Perairan Kecamatan Buko Selatan, Kabupaten Banggai Kepulauan, menjadi lokasi ekspedisi laut kolaboratif antara tim KKN-PPM Universitas Gadjah Mada (UGM), Blue Alliance Indonesia, dan masyarakat lokal. Kegiatan ini bertujuan untuk mengidentifikasi potensi wisata bahari sekaligus mengedukasi warga terkait pentingnya konservasi laut dan bahaya penangkapan ikan yang merusak (destructive fishing). Langkah ini menjadi bagian dari upaya menjaga kelestarian ekosistem sekaligus mendorong pengembangan ekonomi pesisir yang berkelanjutan. Inisiatif ini menunjukkan bahwa keterlibatan mahasiswa mampu memberi dampak nyata pada isu-isu lingkungan di tingkat lokal.
Dalam ekspedisi tersebut, tim melakukan penyusuran dan pemetaan terhadap 33 gugusan pulau yang dikenal masyarakat dengan sebutan ‘Pulau Bertasbih’ karena jumlahnya menyerupai biji tasbih. Setiap pulau didokumentasikan untuk mencatat potensi wisata, mulai dari lokasi snorkeling dan diving, hingga pengembangan ekowisata berbasis edukasi ekosistem laut. Hasil pemetaan ini diharapkan dapat menjadi dasar pengembangan pariwisata yang ramah lingkungan dan berkelanjutan. Melalui pemetaan ini pula, mahasiswa dapat memberikan rekomendasi program yang relevan dengan kebutuhan masyarakat pesisir.
Namun, tim juga menemukan adanya kerusakan terumbu karang di beberapa titik akibat praktik destructive fishing, seperti pengeboman ikan. Meski frekuensi praktik tersebut mulai menurun dalam beberapa tahun terakhir, dampak kerusakannya masih terlihat jelas. Salah satu nelayan Desa Landonan Bebeau, Hariyanto, menuturkan perubahan kesadaran masyarakat. Kisah ini menggambarkan pergeseran pola pikir masyarakat menuju cara tangkap ikan yang lebih berkelanjutan. “Dulu banyak nelayan yang menggunakan bom karena hasilnya instan. Tapi sekarang kami mulai sadar dampaknya. Sekarang sudah banyak yang beralih ke cara tangkap yang lebih aman,” ungkapnya.

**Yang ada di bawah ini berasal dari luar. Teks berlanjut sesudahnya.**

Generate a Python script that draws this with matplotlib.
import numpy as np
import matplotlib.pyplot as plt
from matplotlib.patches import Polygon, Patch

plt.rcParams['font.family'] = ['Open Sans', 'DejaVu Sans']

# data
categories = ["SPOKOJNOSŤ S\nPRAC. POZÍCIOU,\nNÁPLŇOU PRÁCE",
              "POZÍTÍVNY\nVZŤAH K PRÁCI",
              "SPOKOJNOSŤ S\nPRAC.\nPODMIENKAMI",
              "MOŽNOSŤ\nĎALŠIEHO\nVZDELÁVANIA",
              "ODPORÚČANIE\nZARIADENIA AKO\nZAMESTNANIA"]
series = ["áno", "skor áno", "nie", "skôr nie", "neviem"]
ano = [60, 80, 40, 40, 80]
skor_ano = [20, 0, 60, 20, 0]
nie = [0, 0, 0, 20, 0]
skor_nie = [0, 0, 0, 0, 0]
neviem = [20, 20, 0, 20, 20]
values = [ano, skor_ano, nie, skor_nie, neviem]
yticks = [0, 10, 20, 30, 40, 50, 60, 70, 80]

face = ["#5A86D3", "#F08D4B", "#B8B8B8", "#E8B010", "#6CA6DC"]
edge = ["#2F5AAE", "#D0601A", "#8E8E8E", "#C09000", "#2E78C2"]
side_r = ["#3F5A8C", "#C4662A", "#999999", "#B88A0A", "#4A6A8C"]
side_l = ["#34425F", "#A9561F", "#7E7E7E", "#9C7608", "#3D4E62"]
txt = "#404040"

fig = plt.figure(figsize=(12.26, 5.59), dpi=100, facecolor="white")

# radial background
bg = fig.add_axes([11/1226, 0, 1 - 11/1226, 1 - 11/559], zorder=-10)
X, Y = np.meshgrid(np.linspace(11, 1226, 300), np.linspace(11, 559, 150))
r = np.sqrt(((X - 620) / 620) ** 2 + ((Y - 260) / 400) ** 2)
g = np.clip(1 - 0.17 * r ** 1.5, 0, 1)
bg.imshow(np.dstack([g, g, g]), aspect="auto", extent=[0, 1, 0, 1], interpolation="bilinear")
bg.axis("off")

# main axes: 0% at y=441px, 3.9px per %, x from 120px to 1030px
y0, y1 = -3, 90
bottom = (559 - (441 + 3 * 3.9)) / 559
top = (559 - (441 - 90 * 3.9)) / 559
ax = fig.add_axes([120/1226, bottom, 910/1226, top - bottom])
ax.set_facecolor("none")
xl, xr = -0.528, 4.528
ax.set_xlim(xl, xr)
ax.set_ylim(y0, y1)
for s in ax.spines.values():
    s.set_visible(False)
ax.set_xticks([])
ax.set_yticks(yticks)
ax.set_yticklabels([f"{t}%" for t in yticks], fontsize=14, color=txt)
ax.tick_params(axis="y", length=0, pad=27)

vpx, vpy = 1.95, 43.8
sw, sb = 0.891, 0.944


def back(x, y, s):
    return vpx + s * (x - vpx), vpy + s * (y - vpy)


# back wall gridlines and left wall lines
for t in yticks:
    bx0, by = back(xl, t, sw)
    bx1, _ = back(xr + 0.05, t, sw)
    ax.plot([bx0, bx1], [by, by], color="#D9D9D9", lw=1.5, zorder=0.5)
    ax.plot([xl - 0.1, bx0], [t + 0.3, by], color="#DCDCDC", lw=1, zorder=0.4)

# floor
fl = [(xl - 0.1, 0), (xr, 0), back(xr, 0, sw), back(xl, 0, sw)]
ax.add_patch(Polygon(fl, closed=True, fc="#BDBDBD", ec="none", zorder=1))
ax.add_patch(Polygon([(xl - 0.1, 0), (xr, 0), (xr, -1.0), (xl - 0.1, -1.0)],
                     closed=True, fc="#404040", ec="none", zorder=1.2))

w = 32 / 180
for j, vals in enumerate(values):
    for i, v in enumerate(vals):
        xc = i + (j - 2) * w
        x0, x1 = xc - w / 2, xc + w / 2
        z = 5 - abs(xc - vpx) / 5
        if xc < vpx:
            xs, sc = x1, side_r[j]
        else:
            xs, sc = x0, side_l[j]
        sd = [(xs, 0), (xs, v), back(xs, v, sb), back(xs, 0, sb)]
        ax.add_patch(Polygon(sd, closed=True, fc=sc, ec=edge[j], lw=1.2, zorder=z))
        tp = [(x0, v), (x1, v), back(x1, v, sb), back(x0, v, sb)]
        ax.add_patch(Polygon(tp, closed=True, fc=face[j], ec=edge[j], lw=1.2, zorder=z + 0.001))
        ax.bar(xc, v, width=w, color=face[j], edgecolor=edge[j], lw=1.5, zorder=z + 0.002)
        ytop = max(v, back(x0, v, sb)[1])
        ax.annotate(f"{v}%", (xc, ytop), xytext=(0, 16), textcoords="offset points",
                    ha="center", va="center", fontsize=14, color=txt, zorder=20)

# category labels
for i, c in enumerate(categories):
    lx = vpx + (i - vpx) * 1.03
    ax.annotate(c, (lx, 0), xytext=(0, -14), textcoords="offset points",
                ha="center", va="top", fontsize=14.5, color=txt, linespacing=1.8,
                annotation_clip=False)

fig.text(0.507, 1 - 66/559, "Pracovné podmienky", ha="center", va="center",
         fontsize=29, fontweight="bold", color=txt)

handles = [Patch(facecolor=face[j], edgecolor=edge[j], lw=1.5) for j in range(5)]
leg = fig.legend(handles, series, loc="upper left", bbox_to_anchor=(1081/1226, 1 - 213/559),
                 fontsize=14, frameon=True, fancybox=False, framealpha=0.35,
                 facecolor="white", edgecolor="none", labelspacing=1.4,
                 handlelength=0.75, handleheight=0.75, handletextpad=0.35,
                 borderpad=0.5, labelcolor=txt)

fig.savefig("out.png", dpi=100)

Upaya mencegah destructive fishing terus digalakkan oleh Blue Alliance Indonesia bersama warga dan aparat desa melalui patroli laut, sosialisasi, hingga penguatan kelompok konservasi lokal. Tantangan masih ada, mulai dari partisipasi warga yang belum merata hingga penegakan hukum yang belum maksimal. Karena itu sinergi dengan pemerintah daerah, tokoh masyarakat, dan pelaku usaha menjadi penting untuk membangun kesadaran kolektif dan memperkuat perlindungan laut. Dengan adanya keterlibatan multi pihak, diharapkan terbentuk sistem perlindungan laut yang lebih kuat dan konsisten.
Selain patroli, kegiatan ekspedisi ini juga dilengkapi dengan pelatihan dan penyuluhan kepada warga terkait ekowisata, kesehatan laut, serta peluang ekonomi dari pengelolaan sumber daya laut yang bijak. Kegiatan ini juga menjadi sarana pertukaran pengetahuan antara mahasiswa, NGO, dan masyarakat lokal dalam membangun konsep desa pesisir berkelanjutan. Koordinator mahasiswa KKN-PPM UGM wilayah Banggai Kepulauan, Bernadio Axel Herdin Ernesto, menekankan pentingnya pengelolaan berkelanjutan. “Harapannya, potensi yang ada bisa dimanfaatkan secara berkelanjutan tanpa merusak. Ini juga membuka peluang desa-desa di Buko Selatan dikenal lebih luas, dari sisi alam dan budaya,” ungkapnya.
Kolaborasi antara mahasiswa, Non-Governmental Organization, dan masyarakat dalam ekspedisi ini membuktikan bahwa pelestarian laut dapat berjalan seiring dengan pembangunan. Dengan pendekatan blue economy, kawasan Buko Selatan berpotensi menjadi model desa pesisir yang tidak hanya menjaga ekosistem, tetapi juga meningkatkan kesejahteraan warganya. Kegiatan ini sekaligus menunjukkan peran aktif mahasiswa UGM dalam mendorong solusi berkelanjutan bagi masyarakat pesisir. Jika dikelola dengan konsisten, program ini dapat menjadi referensi bagi daerah lain dalam mengembangkan pariwisata berbasis konservasi.